The United States is projecting the Cold War status quo in the South China Sea, Professor James Petras says.

China is exercising the prerogatives of a rising power by defending itself with overseas bases, but the US wants to maintain the Cold War status quo, an American scholar of international relations says.

Professor James Petras, who has written dozens of books on the Latin America and Middle East, made the remarks in a phone interview with Press TV on Thursday while commenting on a statement of US Secretary of State John Kerry who has expressed “serious concern” over China’s alleged militarization in South China Sea.

Speaking to reporters in Washington on Wednesday, Kerry did not confirm earlier reports on China’s deployment of missiles on a South China Sea island.

"We have said repeatedly with respect to China that the standard that should be applied to all countries with respect to the South China Sea is no militarization,” noted the secretary of state.

Kerry said the US was expecting a “very serious conversation” with Beijing over what the United States considers as a military build-up in a region gripped by dispute.

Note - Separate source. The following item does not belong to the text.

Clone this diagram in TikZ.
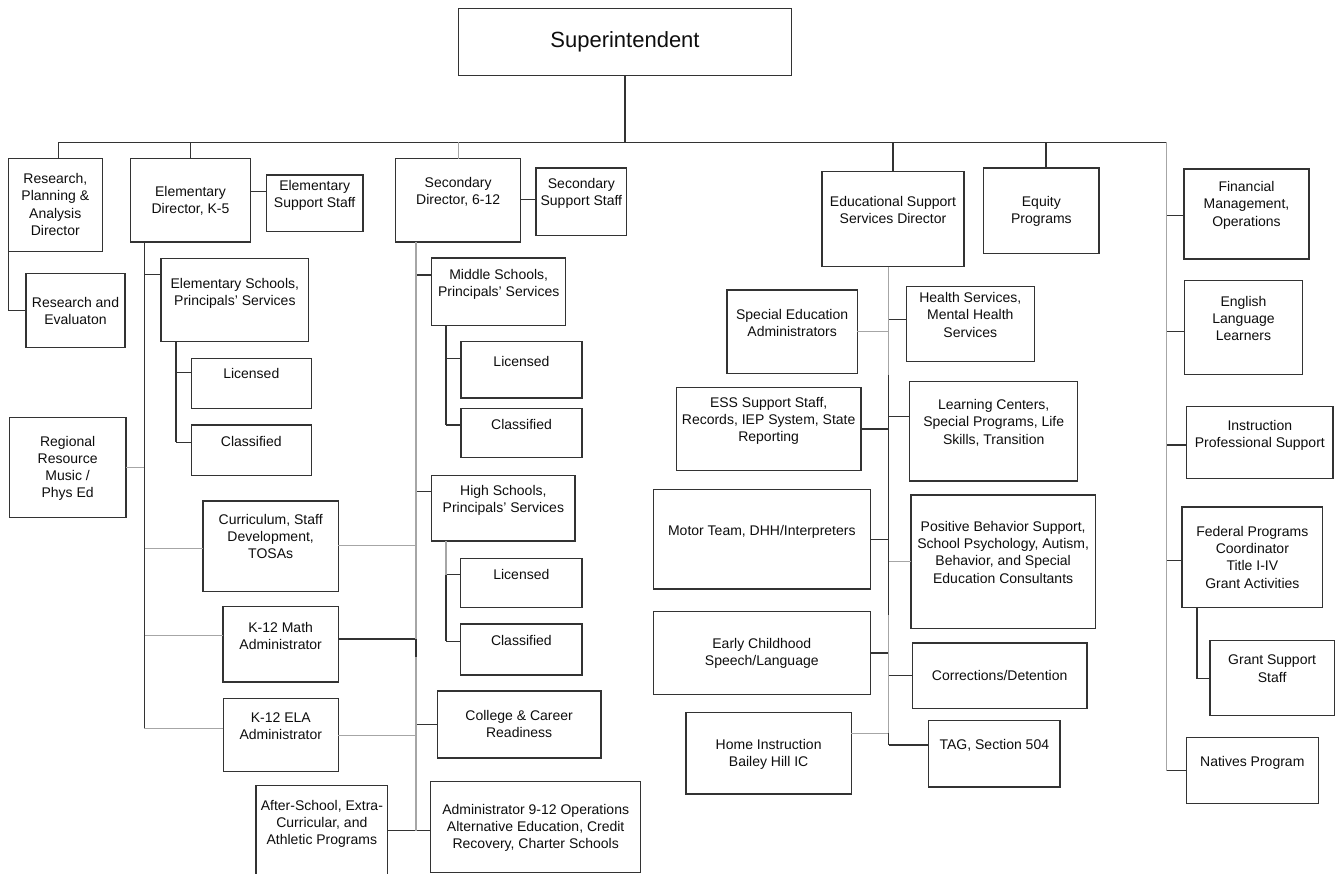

Professor Petras said “one has to put the issue of the Chinese organization of its military defense in a broader historical context.” 

“China is a rising power - It’s the second most powerful economy in the world - and it’s looking to defend its waterways and its markets overseas. The US is the established world power since the end of World War II and it’s refusing to recognize sheer power, particularly in China’s periphery in the South-Pacific,” he stated.  

“So China is really exercising [the] normal prerogatives of an emerging power by defending itself with overseas bases. The US refuses that. It wants to remain with the status quo of the post-World War II era; and it has rejected the idea of a co-prosperity sphere between China and the United States sharing hegemony in that region,” the academic noted.

“Because of that the US is mobilizing its client regimes in the region to oppose China even though these regimes and the countries in question have much closer economic ties with China,” he added.

“So I think this is an issue which needs to be understood and negotiated in [a way] which the US and China share their military responsibilities instead of one country rejecting the other’s attempts to share the military as well the economic markets in the region,” Professor Petras concluded.